## Goal
Print the lines of the listing below verbatim from its first line through the line bearing "fig.savefig('out.png', dpi=100)". Any pictures are to be omitted.

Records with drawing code
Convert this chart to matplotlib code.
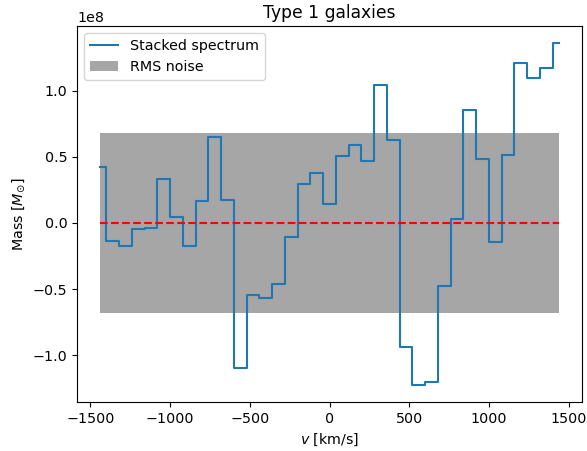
import numpy as np
import matplotlib
matplotlib.use("Agg")
import matplotlib.pyplot as plt

plt.rcParams['font.size'] = 10.3

# velocity channel centres (km/s)
velocity = [-1440, -1360, -1280, -1200, -1120, -1040, -960, -880, -800,
            -720, -640, -560, -480, -400, -320, -240, -160, -80, 0,
            80, 160, 240, 320, 400, 480, 560, 640, 720, 800,
            880, 960, 1040, 1120, 1200, 1280, 1360, 1440]

# stacked mass per channel, units of 1e8 Msun
mass_1e8 = [0.424, -0.139, -0.174, -0.048, -0.038, 0.329, 0.045, -0.174, 0.163,
            0.647, 0.177, -1.096, -0.543, -0.570, -0.459, -0.108, 0.293, 0.376, 0.142,
            0.508, 0.586, 0.470, 1.045, 0.627, -0.934, -1.224, -1.204, -0.480, 0.030,
            0.851, 0.485, -0.146, 0.515, 1.205, 1.094, 1.172, 1.359]

rms_1e8 = 0.68

v = np.array(velocity)
mass = np.array(mass_1e8) * 1e8
rms = rms_1e8 * 1e8

fig = plt.figure(figsize=(5.87, 4.51), dpi=100)
ax = fig.add_axes([77 / 587, 49 / 451, 505 / 587, 376 / 451])

ax.step(v, mass, where='mid', label='Stacked spectrum')
ax.fill_between([v[0], v[-1]], -rms, rms, color='gray', alpha=0.7,
                linewidth=0, label='RMS noise')
ax.plot([v[0], v[-1]], [0, 0], 'r--')

ax.set_xlabel(r'$v$ [km/s]')
ax.set_ylabel(r'Mass [$M_{\odot}$]')
ax.set_title('Type 1 galaxies')
ax.legend(loc='upper left')

fig.savefig('out.png', dpi=100)
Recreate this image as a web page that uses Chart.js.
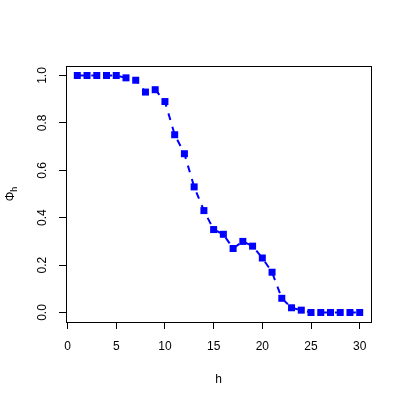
<!DOCTYPE html>
<html>
<head>
<meta charset="utf-8">
<script src="https://cdn.jsdelivr.net/npm/chart.js@4"></script>
<style>
html,body{margin:0;padding:0;background:#fff;}
canvas{display:block;}
</style>
</head>
<body>
<canvas id="c" width="405" height="405"></canvas>
<script>
const hValues = [1,2,3,4,5,6,7,8,9,10,11,12,13,14,15,16,17,18,19,20,21,22,23,24,25,26,27,28,29,30];
const phiValues = [1.00,1.00,1.00,1.00,1.00,0.99,0.98,0.93,0.94,0.89,0.75,0.67,0.53,0.43,0.35,0.33,0.27,0.30,0.28,0.23,0.17,0.06,0.02,0.01,0.00,0.00,0.00,0.00,0.00,0.00];
const xTicks = [0,5,10,15,20,25,30];
const yTicks = [0.0,0.2,0.4,0.6,0.8,1.0];

const FONT = "'Liberation Sans', Arial, Helvetica, sans-serif";

const boxPlugin = {
  id: 'box',
  afterDraw(chart) {
    const {ctx, chartArea: a} = chart;
    ctx.save();
    ctx.strokeStyle = '#000';
    ctx.lineWidth = 1;
    ctx.strokeRect(Math.round(a.left) + 0.5, Math.round(a.top) + 0.5,
                   Math.round(a.right - a.left), Math.round(a.bottom - a.top));
    // y axis title: Phi with subscript h, rotated
    const cy = (a.top + a.bottom) / 2;
    ctx.translate(14, cy);
    ctx.rotate(-Math.PI / 2);
    ctx.fillStyle = '#000';
    ctx.textBaseline = 'alphabetic';
    ctx.font = '12px ' + FONT;
    const w1 = ctx.measureText('\u03A6').width;
    ctx.font = '9px ' + FONT;
    const w2 = ctx.measureText('h').width;
    const start = -(w1 + w2) / 2;
    ctx.font = '12px ' + FONT;
    ctx.textAlign = 'left';
    ctx.fillText('\u03A6', start, 0);
    ctx.font = '9px ' + FONT;
    ctx.fillText('h', start + w1, 3);
    ctx.restore();
  }
};

new Chart(document.getElementById('c'), {
  type: 'line',
  data: {
    datasets: [{
      data: hValues.map((h, i) => ({x: h, y: phiValues[i]})),
      borderColor: '#0000FF',
      backgroundColor: '#0000FF',
      borderWidth: 2,
      borderDash: [7, 7],
      pointStyle: 'rect',
      pointRadius: 4.95,
      pointBorderWidth: 0,
      pointBackgroundColor: '#0000FF',
      tension: 0,
      fill: false
    }]
  },
  options: {
    responsive: false,
    animation: false,
    devicePixelRatio: 1,
    layout: {padding: {left: 0, top: 66, right: 34, bottom: 0}},
    plugins: {legend: {display: false}, tooltip: {enabled: false}},
    scales: {
      x: {
        type: 'linear',
        min: -0.16, max: 31.16,
        afterBuildTicks(s) { s.ticks = xTicks.map(v => ({value: v})); },
        afterFit(s) { s.height = 83; },
        grid: {display: true, drawOnChartArea: false, drawTicks: true, tickLength: 7, color: '#000', lineWidth: 1},
        border: {display: true, color: '#000', width: 1},
        ticks: {color: '#000', font: {family: FONT, size: 12}, padding: 10, maxRotation: 0, minRotation: 0,
                callback: v => String(v)},
        title: {display: true, text: 'h', color: '#000', font: {family: FONT, size: 12}, padding: {top: 0, bottom: 18}}
      },
      y: {
        type: 'linear',
        min: -0.04, max: 1.04,
        afterBuildTicks(s) { s.ticks = yTicks.map(v => ({value: v})); },
        afterFit(s) { s.width = 66; },
        grid: {display: true, drawOnChartArea: false, drawTicks: true, tickLength: 7, color: '#000', lineWidth: 1},
        border: {display: true, color: '#000', width: 1},
        ticks: {color: '#000', font: {family: FONT, size: 12}, padding: 8, minRotation: 90, maxRotation: 90,
                crossAlign: 'center', callback: v => Number(v).toFixed(1)}
      }
    }
  },
  plugins: [boxPlugin]
});
</script>
</body>
</html>
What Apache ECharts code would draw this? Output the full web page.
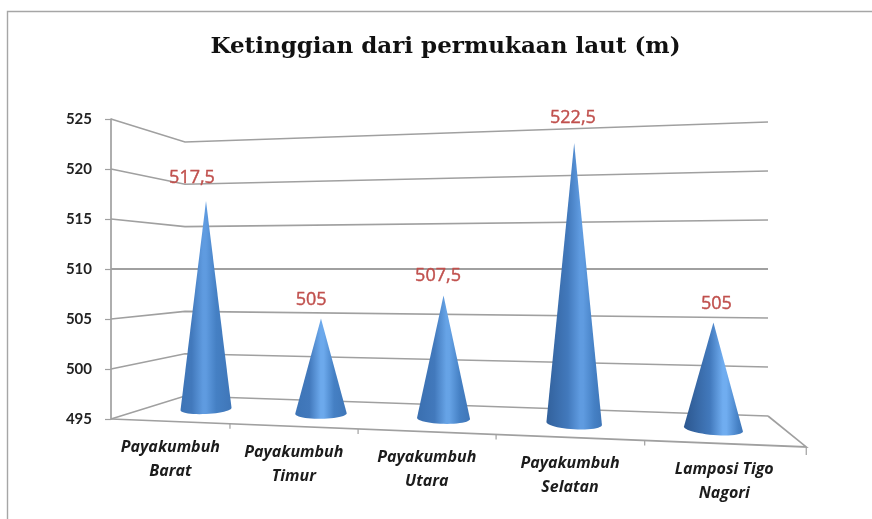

## Task response
Convert this chart to matplotlib code.
import numpy as np
import matplotlib
matplotlib.use("Agg")
import matplotlib.pyplot as plt

plt.rcParams['font.size'] = 10.3

# velocity channel centres (km/s)
velocity = [-1440, -1360, -1280, -1200, -1120, -1040, -960, -880, -800,
            -720, -640, -560, -480, -400, -320, -240, -160, -80, 0,
            80, 160, 240, 320, 400, 480, 560, 640, 720, 800,
            880, 960, 1040, 1120, 1200, 1280, 1360, 1440]

# stacked mass per channel, units of 1e8 Msun
mass_1e8 = [0.424, -0.139, -0.174, -0.048, -0.038, 0.329, 0.045, -0.174, 0.163,
            0.647, 0.177, -1.096, -0.543, -0.570, -0.459, -0.108, 0.293, 0.376, 0.142,
            0.508, 0.586, 0.470, 1.045, 0.627, -0.934, -1.224, -1.204, -0.480, 0.030,
            0.851, 0.485, -0.146, 0.515, 1.205, 1.094, 1.172, 1.359]

rms_1e8 = 0.68

v = np.array(velocity)
mass = np.array(mass_1e8) * 1e8
rms = rms_1e8 * 1e8

fig = plt.figure(figsize=(5.87, 4.51), dpi=100)
ax = fig.add_axes([77 / 587, 49 / 451, 505 / 587, 376 / 451])

ax.step(v, mass, where='mid', label='Stacked spectrum')
ax.fill_between([v[0], v[-1]], -rms, rms, color='gray', alpha=0.7,
                linewidth=0, label='RMS noise')
ax.plot([v[0], v[-1]], [0, 0], 'r--')

ax.set_xlabel(r'$v$ [km/s]')
ax.set_ylabel(r'Mass [$M_{\odot}$]')
ax.set_title('Type 1 galaxies')
ax.legend(loc='upper left')

fig.savefig('out.png', dpi=100)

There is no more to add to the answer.